Разумеется, в моём хождении нет цели, но есть смысл. Оно помогает собраться с мыслями. Во всяком случае, прежде это срабатывало. Свой первый роман я написал на ходу. Смотрел на лица прохожих, бродил по закоулкам, пробовал на вкус рождающиеся в голове слова. Вот и сейчас город показывает мне свои живые картины, и я пялюсь на них, как на голое тело, чтобы наконец ощутить возбуждение и желание.

Повседневность даёт о себе знать разными звуками: электрически гудят троллейбусы, горячий ветер шумит в пыльной листве тополей и акаций, мать кричит девочке, бегущей к пешеходному переходу, в чьём-то кармане безответно звонит телефон, откуда-то доносится собачий лай. Лай собак всегда слышно дальше, чем звуки машин.

Один я молчу. И внутри меня ни звука, ни шёпота.

Я сворачиваю с широких улиц в неровные переулки. Здесь город тише, и шаги мои спокойнее.

«Герой идёт по городу, – думаю я, – он только что убил свою жену. И теперь просто идёт, потому что обрёл долгожданную свободу. Её тело сейчас лежит в ванне с холодной водой, а он пытается разобраться, что ему теперь делать, как уйти от наказания и смыть кровь. Или он отравил её? И она просто лежит на полу кухни с почерневшим от удушья лицом?».

Я пытаюсь придумать детективный сюжет, который бы начинался с этой сцены, но действие не хочет развиваться. Всё, что я могу представить, – это труп. Труп в шортах, которые похожи на ситцевые мужские трусы в крупный цветок.

«Написать историю от лица ребёнка. Простым языком. Он переживает развод родителей. Но он не может быть деятельным участником этой драмы, он её жертва и наблюдатель. А потом мальчик тяжело заболевает, и родители решают сохранить семью ради него. Они переживают сильную душевную трансформацию и даже решают завести ещё одного малыша. Но мы, разумеется, узнаём об этом только по скупым детским описаниям и деталям, которые сам ребёнок интерпретировать не в состоянии, а взрослый читатель видит между строк».

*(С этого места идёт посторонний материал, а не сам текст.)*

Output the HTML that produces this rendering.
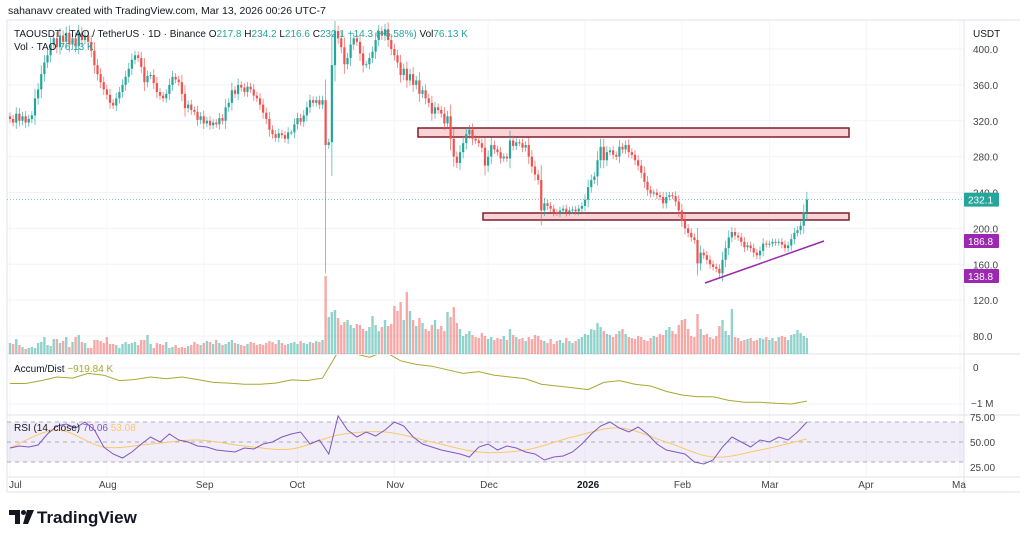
<!DOCTYPE html>
<html><head><meta charset="utf-8">
<style>
body{margin:0;background:#fff;width:1024px;height:539px;overflow:hidden;font-family:"Liberation Sans",sans-serif;}
svg{position:absolute;left:0;top:0}
</style></head><body>
<svg id="c" width="1024" height="539" xmlns="http://www.w3.org/2000/svg"></svg>
<script>
const closes=[322,318,328,320,325,318,322,326,345,355,
372,385,393,405,412,402,415,408,418,405,
412,403,418,410,415,408,398,382,372,363,
355,349,340,337,345,352,360,369,378,388,
393,390,380,363,370,371,362,352,348,345,
350,360,369,366,363,350,334,338,332,330,
321,325,317,320,315,318,316,323,320,335,
340,354,350,360,357,352,358,355,348,345,
338,329,322,310,305,301,306,304,300,307,
307,316,323,319,326,335,343,340,343,338,
343,293,296,382,420,412,402,383,390,405,
412,408,395,382,383,390,397,410,420,415,
422,410,400,393,385,371,378,365,372,360,
365,350,354,345,340,328,335,332,328,317,
325,300,280,273,285,295,305,310,300,298,
295,290,270,280,293,288,285,278,280,278,
298,292,296,295,290,293,280,269,260,254,
220,228,225,222,218,217,220,222,218,220,
221,219,222,225,232,246,254,258,276,291,
276,285,287,282,280,291,288,293,285,282,
276,270,262,252,243,239,240,237,235,228,
235,237,236,230,220,209,200,195,190,187,
161,173,170,165,160,157,155,150,165,178,
190,196,192,190,185,179,181,178,173,170,
175,183,182,183,185,184,185,182,178,181,
188,195,198,203,217.8,232.1];
const volumes=[110,100,150,90,70,50,60,70,60,110,
120,170,90,80,150,150,110,130,170,70,
120,170,190,120,110,60,60,140,140,130,
110,170,100,100,90,60,100,120,100,110,
120,90,140,140,190,100,60,110,100,90,
120,60,70,90,60,70,60,80,90,120,
100,90,110,130,120,100,140,110,90,100,
120,140,110,100,90,80,100,120,110,90,
100,90,110,130,120,100,140,110,90,100,
110,120,100,130,110,100,120,110,130,120,
140,780,370,420,440,360,290,320,340,290,
260,300,290,250,230,270,380,290,230,270,
340,280,300,480,430,520,340,620,430,340,
280,360,310,250,230,290,340,250,280,230,
420,370,470,310,250,180,200,230,190,170,
160,210,180,150,170,140,160,150,180,140,
250,190,170,150,160,130,170,150,190,180,
140,130,110,150,100,130,140,110,160,130,
110,130,150,170,200,190,250,240,310,270,
230,200,190,170,200,230,250,200,170,160,
150,180,170,140,130,160,180,170,200,190,
240,270,230,200,290,340,350,250,180,170,
400,250,190,200,170,150,180,280,340,230,
190,450,170,160,130,140,150,160,130,140,
160,150,170,140,160,130,170,180,170,140,
190,200,240,210,180,160];
const adDays=[0,5,10,15,20,25,30,35,40,45,50,55,60,65,70,75,80,85,90,95,100,105,110,115,120,125,130,135,140,145,150,155,160,165,170,175,180,185,190,195,200,205,210,215,220,225,230,235,240,245,250,255];
const adValues=[-0.43,-0.43,-0.35,-0.25,-0.28,-0.15,-0.2,-0.35,-0.32,-0.25,-0.3,-0.25,-0.32,-0.4,-0.42,-0.45,-0.45,-0.42,-0.33,-0.35,-0.28,0.45,0.4,0.3,0.45,0.2,0.1,0.05,-0.05,-0.15,-0.1,-0.2,-0.25,-0.3,-0.45,-0.5,-0.55,-0.6,-0.4,-0.35,-0.45,-0.5,-0.65,-0.75,-0.8,-0.8,-0.9,-0.95,-0.95,-0.98,-1.0,-0.92];
const rsiValues=[44,46,45,47,58,66,68,64,70,62,
45,38,34,40,48,55,50,58,52,50,
46,45,42,41,40,44,43,48,50,55,
58,60,48,52,38,76,62,55,60,56,
62,70,66,55,48,45,42,40,38,35,
45,48,42,46,44,40,38,32,35,36,
40,48,58,66,70,64,60,65,58,48,
42,40,38,30,28,32,45,55,50,45,
52,50,55,52,60,70];
const rsiSignal=[44,62,45,48,52,46,43,57,60,50,40,42,55,64,50,35,42,53];
const priceTicks=[400,360,320,280,240,200,160,120,80];
const monthLabels=["Jul","Aug","Sep","Oct","Nov","Dec","2026","Feb","Mar","Apr","Ma"];
const monthDays=[0,31,62,92,123,153,184,215,243,274,304];

const NS="http://www.w3.org/2000/svg";
const svg=document.getElementById('c');
function el(tag,attrs,parent){const e=document.createElementNS(NS,tag);for(const k in attrs)e.setAttribute(k,attrs[k]);(parent||svg).appendChild(e);return e;}
const xDay=d=>10+d*3.125;
const yPrice=p=>49+(400-p)*0.897;
const yVol=v=>354-v*0.1;
const yAD=v=>368-v*36;
const yRSI=r=>442-(r-50)*1.0;

const grid=el('g',{});
priceTicks.forEach(p=>{el('line',{x1:7,x2:964,y1:yPrice(p),y2:yPrice(p),stroke:'#f0f3fa'},grid);});
[0,-1].forEach(v=>el('line',{x1:7,x2:964,y1:yAD(v),y2:yAD(v),stroke:'#f0f3fa'},grid));
monthDays.forEach(d=>{el('line',{x1:xDay(d),x2:xDay(d),y1:20,y2:477,stroke:'#f4f6fb'},grid);});
[[7,20,1020,20],[7,477,1020,477],[7,492,1020,492],[964,20,964,492],[7,354,1020,354],[7,415,1020,415],[7,20,7,492]].forEach(a=>{el('line',{x1:a[0],y1:a[1],x2:a[2],y2:a[3],stroke:'#e0e3eb'});});

const vg=el('g',{});
volumes.forEach((v,i)=>{const o=i?closes[i-1]:closes[0];const up=closes[i]>=o;
const r=el('rect',{x:xDay(i)-1.2,y:yVol(v),width:2.4,height:354-yVol(v),fill:up?'rgba(38,166,154,0.5)':'rgba(239,83,80,0.5)'},vg);
});

const z1=el('rect',{x:418,y:128,width:431,height:9,fill:'#f9d3d6',stroke:'#7d1f2a','stroke-width':1.5});

const z2=el('rect',{x:483,y:213,width:366,height:7,fill:'#f9d3d6',stroke:'#7d1f2a','stroke-width':1.5});


const defs=el('defs',{});
const cp=el('clipPath',{id:'adclip'},defs);el('rect',{x:7,y:355,width:957,height:60},cp);
const cp2=el('clipPath',{id:'pclip'},defs);el('rect',{x:7,y:21,width:957,height:333},cp2);

const cg=el('g',{'clip-path':'url(#pclip)'});
closes.forEach((c,i)=>{const o=i?closes[i-1]:closes[0]+3;const up=c>=o;const col=up?'#26a69a':'#ef5350';
const hi=Math.max(o,c)+Math.max(2,Math.abs(c-o)*0.4+3), lo=Math.min(o,c)-Math.max(2,Math.abs(c-o)*0.4+3);
const x=xDay(i);
el('line',{x1:x,x2:x,y1:yPrice(hi),y2:yPrice(i==101?150:lo),stroke:col,'stroke-width':0.8,opacity:0.8},cg);
const t=Math.min(yPrice(o),yPrice(c));const h=Math.max(1,Math.abs(yPrice(o)-yPrice(c)));
const b=el('rect',{x:x-1.1,y:t,width:2.2,height:h,fill:col},cg);
});

const tl=el('line',{x1:705,y1:283,x2:824,y2:241,stroke:'#9c27b0','stroke-width':1.5});

const last=closes[closes.length-1];
el('line',{x1:7,x2:964,y1:yPrice(last),y2:yPrice(last),stroke:'#26a69a','stroke-dasharray':'1 2','stroke-width':0.8,opacity:0.7});

const adp=adDays.map((d,i)=>(i?'L':'M')+xDay(d).toFixed(1)+','+yAD(adValues[i]).toFixed(1)).join('');
const ad=el('path',{d:adp,fill:'none',stroke:'#a8a834','stroke-width':1,'clip-path':'url(#adclip)'});


const rb=el('rect',{x:7,y:yRSI(70),width:957,height:yRSI(30)-yRSI(70),fill:'rgba(126,87,194,0.1)'});

[70,50,30].forEach(r=>el('line',{x1:7,x2:964,y1:yRSI(r),y2:yRSI(r),stroke:'#9598a1','stroke-dasharray':'4 4','stroke-width':0.8}));
function smooth(pts){let d='M'+pts[0][0]+','+pts[0][1];for(let i=0;i<pts.length-1;i++){const p0=pts[i-1]||pts[i],p1=pts[i],p2=pts[i+1],p3=pts[i+2]||p2;
d+='C'+(p1[0]+(p2[0]-p0[0])/6)+','+(p1[1]+(p2[1]-p0[1])/6)+' '+(p2[0]-(p3[0]-p1[0])/6)+','+(p2[1]-(p3[1]-p1[1])/6)+' '+p2[0]+','+p2[1];}return d;}
const sig=el('path',{d:smooth(rsiSignal.map((r,i)=>[xDay(Math.min(i*15,255)),yRSI(r)])),fill:'none',stroke:'#f7c96b','stroke-width':1});

const rl=el('path',{d:rsiValues.map((r,i)=>(i?'L':'M')+xDay(Math.min(i*3,255)).toFixed(1)+','+yRSI(r).toFixed(1)).join(''),fill:'none',stroke:'#7e57c2','stroke-width':1});


function txt(x,y,s,attrs,name){const t=el('text',Object.assign({x:x,y:y,'font-size':10,fill:'#131722'},attrs||{}));t.textContent=s;return t;}
priceTicks.forEach(p=>txt(973,yPrice(p)+4,p.toFixed(1),{fill:'#444'},'price-tick'));
txt(973,37,'USDT',{fill:'#131722'},'currency-label');
txt(973,371,'0',{fill:'#444'},'ad-tick');txt(971,407,'−1 M',{fill:'#444'},'ad-tick');
txt(970,421,'75.00',{fill:'#444'},'rsi-tick');txt(970,446,'50.00',{fill:'#444'},'rsi-tick');txt(970,471,'25.00',{fill:'#444'},'rsi-tick');
monthLabels.forEach((m,i)=>txt(xDay(monthDays[i])-(i==0?1:8),488,m,m=='2026'?{'font-weight':'bold'}:{fill:'#444'},'time-tick'));
function badge(y,s,col,name){const r=el('rect',{x:964,y:y-7,width:35,height:14,fill:col,rx:1});txt(968,y+4,s,{fill:'#fff'},name+'-text');}
badge(yPrice(last),last.toFixed(1),'#26a69a','last-price-badge');
badge(241,'186.8','#9c27b0','trendline-end-badge');
badge(276,'138.8','#9c27b0','trendline-start-badge');

txt(8,14,'sahanavv created with TradingView.com, Mar 13, 2026 00:26 UTC-7',{'font-size':10.5},'author-caption');
const lg=txt(14,37,'',{'font-size':10},'symbol-legend');
[['TAOUSDT · TAO / TetherUS · 1D · Binance  ','#131722'],['O','#131722'],['217.8  ','#26a69a'],['H','#131722'],['234.2  ','#26a69a'],['L','#131722'],['216.6  ','#26a69a'],['C','#131722'],['232.1  +14.3 (+6.58%)  ','#26a69a'],['Vol','#131722'],['76.13 K','#26a69a']].forEach(a=>{const s=el('tspan',{fill:a[1]},lg);s.textContent=a[0];});
const vl=txt(14,50,'',{'font-size':10},'volume-legend');
[['Vol · TAO ','#131722'],['76.13 K','#26a69a']].forEach(a=>{const s=el('tspan',{fill:a[1]},vl);s.textContent=a[0];});
const al=txt(14,372,'',{'font-size':10},'ad-legend');
[['Accum/Dist  ','#131722'],['−919.84 K','#a8a834']].forEach(a=>{const s=el('tspan',{fill:a[1]},al);s.textContent=a[0];});
const rl2=txt(14,431,'',{'font-size':10},'rsi-legend');
[['RSI (14, close)  ','#131722'],['70.06  ','#7e57c2'],['53.08','#f7c96b']].forEach(a=>{const s=el('tspan',{fill:a[1]},rl2);s.textContent=a[0];});

const lgG=el('g',{});
el('path',{d:'M9 510h11v14h-5v-9h-6z',fill:'#131722'},lgG);
el('circle',{cx:23.5,cy:512.5,r:2.5,fill:'#131722'},lgG);
el('path',{d:'M27 510h7l-6 14h-5z',fill:'#131722'},lgG);
const tv=el('text',{x:37,y:523,'font-size':17,'font-weight':'bold',fill:'#131722'},lgG);tv.textContent='TradingView';
</script>
</body></html>
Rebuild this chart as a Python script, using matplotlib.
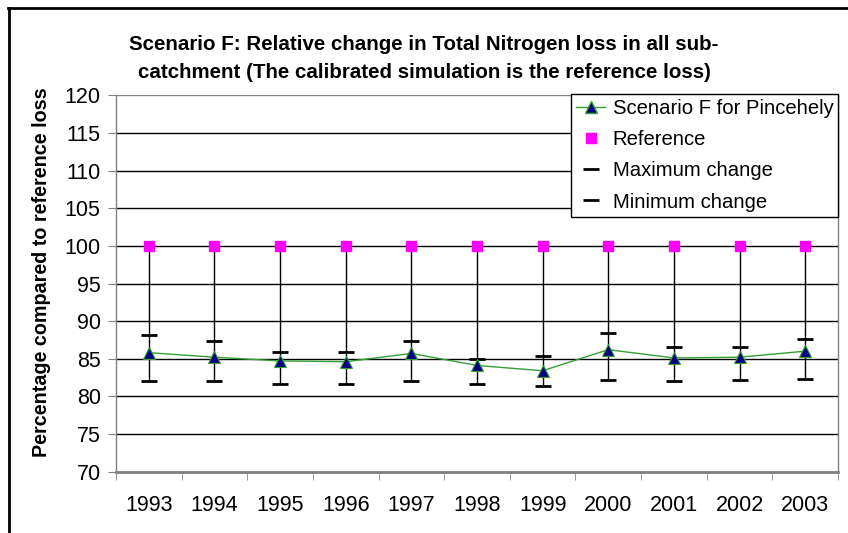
import matplotlib
matplotlib.use("Agg")
import matplotlib.pyplot as plt
from matplotlib.lines import Line2D
import numpy as np

plt.rcParams['font.family'] = ['Liberation Sans', 'DejaVu Sans']

years = ['1993', '1994', '1995', '1996', '1997', '1998', '1999', '2000', '2001', '2002', '2003']
scenario_f = [85.8, 85.2, 84.7, 84.6, 85.7, 84.1, 83.4, 86.2, 85.1, 85.2, 86.0]
reference = [100, 100, 100, 100, 100, 100, 100, 100, 100, 100, 100]
max_change = [88.2, 87.4, 85.9, 85.9, 87.4, 85.0, 85.3, 88.4, 86.5, 86.5, 87.6]
min_change = [82.0, 82.0, 81.6, 81.7, 82.1, 81.6, 81.4, 82.2, 82.0, 82.2, 82.3]
yticks = [70, 75, 80, 85, 90, 95, 100, 105, 110, 115, 120]

fig = plt.figure(figsize=(8.48, 5.33), dpi=100)
ax = fig.add_axes([116/848, 1-471.5/533, (838-116)/848, (471.5-95.5)/533])

x = np.arange(len(years))

# grid
for v in yticks:
    ax.axhline(v, color='#000000' if v not in (70, 120) else '#808080', lw=1.0, zorder=0)

# high-low lines
highs = [max(r, m) for r, m in zip(reference, max_change)]
ax.vlines(x, min_change, highs, color='black', lw=1.0, zorder=2)

ax.plot(x, max_change, linestyle='none', marker='_', markersize=12, mew=2, color='black', zorder=3)
ax.plot(x, min_change, linestyle='none', marker='_', markersize=12, mew=2, color='black', zorder=3)
ax.plot(x, reference, linestyle='none', marker='s', markersize=6.5, color='#FF00FF', mec='#FF00FF', zorder=4)
ax.plot(x, scenario_f, color='#33A033', lw=1.0, marker='^', markersize=8,
        mfc='#000080', mec='#33A033', mew=0.8, zorder=5)

ax.set_xlim(-0.5, len(years) - 0.5)
ax.set_ylim(70, 120)
ax.set_yticks(yticks)
ax.set_yticklabels([str(v) for v in yticks], fontsize=15.5)
ax.set_xticks(x)
ax.set_xticklabels(years, fontsize=15.5)
ax.tick_params(axis='x', which='major', length=0, pad=17)
ax.set_xticks(np.arange(-0.5, len(years), 1.0), minor=True)
ax.tick_params(axis='x', which='minor', length=6, color='#808080', direction='out')
ax.tick_params(axis='y', length=6, color='#808080', direction='out', pad=5)

for s in ['top']:
    ax.spines[s].set_visible(False)
for s in ['left', 'right', 'bottom']:
    ax.spines[s].set_color('#808080')
ax.spines['bottom'].set_linewidth(2)
ax.spines['left'].set_linewidth(1)
ax.spines['right'].set_linewidth(1)

fig.text(424/848, 1-45/533, 'Scenario F: Relative change in Total Nitrogen loss in all sub-',
         ha='center', va='center', fontsize=14.8, fontweight='bold')
fig.text(424/848, 1-73/533, 'catchment (The calibrated simulation is the reference loss)',
         ha='center', va='center', fontsize=14.8, fontweight='bold')
fig.text(42/848, 1-272/533, 'Percentage compared to reference loss', rotation=90,
         ha='center', va='center', fontsize=14.2, fontweight='bold')

handles = [
    Line2D([], [], color='#33A033', lw=1.0, marker='^', markersize=8, mfc='#000080', mec='#33A033'),
    Line2D([], [], linestyle='none', marker='s', markersize=6.5, color='#FF00FF'),
    Line2D([], [], linestyle='none', marker='_', markersize=12, mew=2, color='black'),
    Line2D([], [], linestyle='none', marker='_', markersize=12, mew=2, color='black'),
]
labels = ['Scenario F for Pincehely', 'Reference', 'Maximum change', 'Minimum change']
leg = fig.legend(handles, labels, loc='upper left', bbox_to_anchor=(571/848, 1-94/533),
                 fontsize=14.6, frameon=True, fancybox=False, framealpha=1, edgecolor='black',
                 borderpad=0.25, labelspacing=0.6, handlelength=1.45, handletextpad=0.35,
                 borderaxespad=0)
leg.get_frame().set_linewidth(1.0)

# outer border (left and top)
fig.add_artist(Line2D([9/848, 9/848], [0, 1-8/533], color='black', lw=2, transform=fig.transFigure))
fig.add_artist(Line2D([8/848, 1], [1-8/533, 1-8/533], color='black', lw=2, transform=fig.transFigure))

fig.savefig('out.png', dpi=100)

Идея хороша, вот только чуждо мне – писать от лица маленького мальчика. Ничего не выйдет. Я завязну в этом тексте на первой же странице, буду снова и снова переделывать предложения, искать нужные слова, не удовлетворяясь результатом. Я уже пробовал создать что-то в несвойственной мне манере и был разочарован.

Впрочем, есть ли она у меня – собственная манера? Что, если я ошибаюсь относительно своего писательского призвания? Да, существует какая-то сила, заставляющая меня писать. Но сила эта слепа, она толкает в спину, совершенно не заботясь о том, есть ли место для шага вперёд и в состоянии ли я вообще идти. Это мучение, и только. Может быть, отказаться от творчества вовсе? Больше не писать ничего и никогда, уничтожить все черновики и заметки, гнать прочь посещающие идеи. Постепенно все забудут о том, что я когда-то занимался литературой, издатель махнёт на меня рукой, я перестану чувствовать себя обязанным что-то творить. Но не будет ли это предательством по отношению к самому себе? Что, если я на всю жизнь останусь несчастным?